J'oublierais sa splendeur et sa gloire immortelle!
Non, non: pays de mes aïeux,
Jusqu'au dernier soupir je te reste fidèle!
N'attendez pas, ô mes compatriotes, que je vous rappelle toutes les belles actions de nos ancêtres, que je vous cite tous leurs progrès dans les beaux-arts et les sciences, en un mot, que je mette sous vos yeux leur histoire: c'est la tâche de l'historien et non celle du poète. Guidé par l'élan de mon coeur, le souvenir de ces grands hommes, tels que la terre n'en avait pas encore vu et n'en verra peut-être plus jamais, m'a fait éprouver tous les sentimens que je voulais faire passer dans l'âme de mes contemporains. Heureux, si j'ai pu atteindre ce but! plus heureux encore, si mes lecteurs jugent, avec fondement, mes expressions trop faibles, mon enthousiasme trop froid, mes idées et mes vers au-dessous de leur attente!

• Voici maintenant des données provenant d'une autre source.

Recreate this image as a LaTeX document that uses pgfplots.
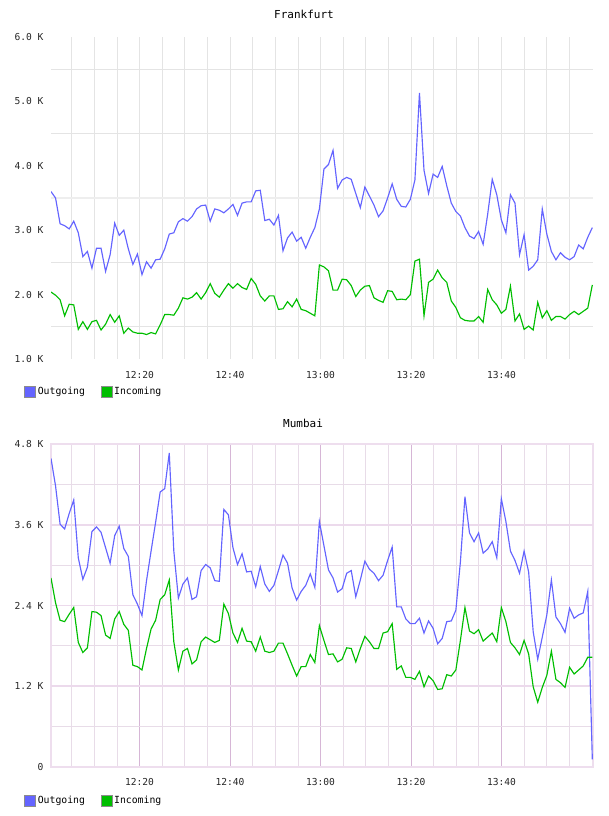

Comme poète, j'y perdrai sans doute; mais puis-je m'en plaindre? quelle haute idée n'aurai-je pas alors de vous, ô mes compatriotes? comme je vous trouverai dignes de vos ancêtres! avec que plaisir ne sacrifierai-je pas ma gloire poétique à l'intime conviction que vous n'avez pas dégénéré de ces héros?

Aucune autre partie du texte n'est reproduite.